> [Exercise details]
Retype only what runs from the first line of the listing to the line holding "const yTitle = 'Millions of Dollars';", both included. Do not retype the pictures.

> [Data segment]
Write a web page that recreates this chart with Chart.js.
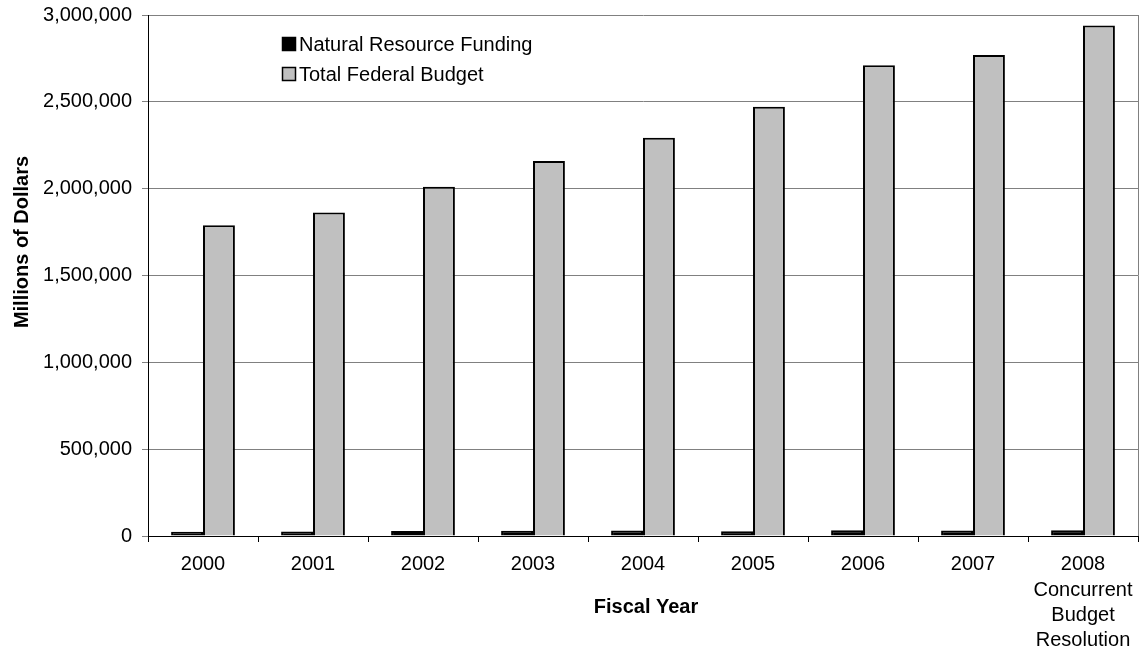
<!DOCTYPE html>
<html>
<head>
<meta charset="utf-8">
<script src="https://cdn.jsdelivr.net/npm/chart.js@4.4.1/dist/chart.umd.min.js"></script>
<style>
html,body{margin:0;padding:0;background:#fff;}
#wrap{width:1140px;height:654px;}
</style>
</head>
<body>
<div id="wrap"><canvas id="c" width="1140" height="654"></canvas></div>
<script>
const categories = [
  ['2000'], ['2001'], ['2002'], ['2003'], ['2004'], ['2005'], ['2006'], ['2007'],
  ['2008', 'Concurrent', 'Budget', 'Resolution']
];
const seriesNames = ['Natural Resource Funding', 'Total Federal Budget'];
const naturalResource = [25000, 26000, 29000, 30000, 31000, 28000, 33000, 32000, 33000];
const totalBudget = [1789000, 1863000, 2011000, 2160000, 2293000, 2472000, 2710000, 2770000, 2940000];
const yMin = 0, yMax = 3000000, yStep = 500000;
const xTitle = 'Fiscal Year';
const yTitle = 'Millions of Dollars';

const FONT = 'Liberation Sans, Arial, Helvetica, sans-serif';
const colors = ['#000000', '#c0c0c0'];

const extras = {
  id: 'extras',
  afterDraw(chart) {
    const ctx = chart.ctx;
    const a = chart.chartArea;
    ctx.save();
    // right border of plot area
    ctx.strokeStyle = '#808080';
    ctx.lineWidth = 1;
    ctx.beginPath();
    ctx.moveTo(Math.round(a.right) + 0.5, a.top);
    ctx.lineTo(Math.round(a.right) + 0.5, a.bottom);
    ctx.stroke();
    // legend
    ctx.font = '20px ' + FONT;
    ctx.textBaseline = 'middle';
    ctx.textAlign = 'left';
    chart.data.datasets.forEach((ds, i) => {
      const cy = 44 + i * 30;
      ctx.fillStyle = ds.backgroundColor;
      ctx.fillRect(282, cy - 7, 14, 14);
      ctx.strokeStyle = '#000';
      ctx.lineWidth = 1.5;
      ctx.strokeRect(282.5, cy - 6.5, 13, 13);
      ctx.fillStyle = '#000';
      ctx.fillText(ds.label, 299, cy + 1);
    });
    // axis titles
    ctx.font = 'bold 20px ' + FONT;
    ctx.textAlign = 'center';
    ctx.fillStyle = '#000';
    ctx.fillText(xTitle, (a.left + a.right) / 2 + 3, 607);
    ctx.translate(22, 242);
    ctx.rotate(-Math.PI / 2);
    ctx.fillText(yTitle, 0, 0);
    ctx.restore();
  }
};

new Chart(document.getElementById('c'), {
  type: 'bar',
  data: {
    labels: categories,
    datasets: [
      { label: seriesNames[0], data: naturalResource, backgroundColor: colors[0], borderColor: '#000', borderWidth: 2 },
      { label: seriesNames[1], data: totalBudget, backgroundColor: colors[1], borderColor: '#000', borderWidth: 2 }
    ]
  },
  options: {
    responsive: false,
    animation: false,
    devicePixelRatio: 1,
    layout: { padding: { top: 15, right: 2, left: 0, bottom: 0 } },
    datasets: { bar: { categoryPercentage: 0.58, barPercentage: 1.0 } },
    plugins: { legend: { display: false }, tooltip: { enabled: false }, title: { display: false } },
    scales: {
      x: {
        afterFit(scale) { scale.height = 118; scale.paddingLeft = 0; scale.paddingRight = 0; },
        grid: { offset: true, drawOnChartArea: false, drawTicks: true, tickLength: 6, color: '#000' },
        border: { color: '#000', width: 1 },
        ticks: {
          autoSkip: false, maxRotation: 0, minRotation: 0, padding: 10,
          color: '#000', font: { family: FONT, size: 20, lineHeight: 1.27 }
        }
      },
      y: {
        min: yMin, max: yMax,
        afterFit(scale) { scale.width = 148; scale.paddingTop = 0; scale.paddingBottom = 0; },
        grid: { color: '#808080', tickLength: 6, tickColor: '#808080' },
        border: { color: '#000', width: 1 },
        ticks: {
          stepSize: yStep, padding: 10, color: '#000',
          font: { family: FONT, size: 20 },
          callback: v => Number(v).toLocaleString('en-US')
        }
      }
    }
  },
  plugins: [extras]
});
</script>
</body>
</html>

> [Solution to this problem]
Write a web page that recreates this chart with Chart.js.
<!DOCTYPE html>
<html>
<head>
<meta charset="utf-8">
<script src="https://cdn.jsdelivr.net/npm/chart.js@4.4.1/dist/chart.umd.min.js"></script>
<style>
html,body{margin:0;padding:0;background:#fff;}
#wrap{width:1140px;height:654px;}
</style>
</head>
<body>
<div id="wrap"><canvas id="c" width="1140" height="654"></canvas></div>
<script>
const categories = [
  ['2000'], ['2001'], ['2002'], ['2003'], ['2004'], ['2005'], ['2006'], ['2007'],
  ['2008', 'Concurrent', 'Budget', 'Resolution']
];
const seriesNames = ['Natural Resource Funding', 'Total Federal Budget'];
const naturalResource = [25000, 26000, 29000, 30000, 31000, 28000, 33000, 32000, 33000];
const totalBudget = [1789000, 1863000, 2011000, 2160000, 2293000, 2472000, 2710000, 2770000, 2940000];
const yMin = 0, yMax = 3000000, yStep = 500000;
const xTitle = 'Fiscal Year';
const yTitle = 'Millions of Dollars';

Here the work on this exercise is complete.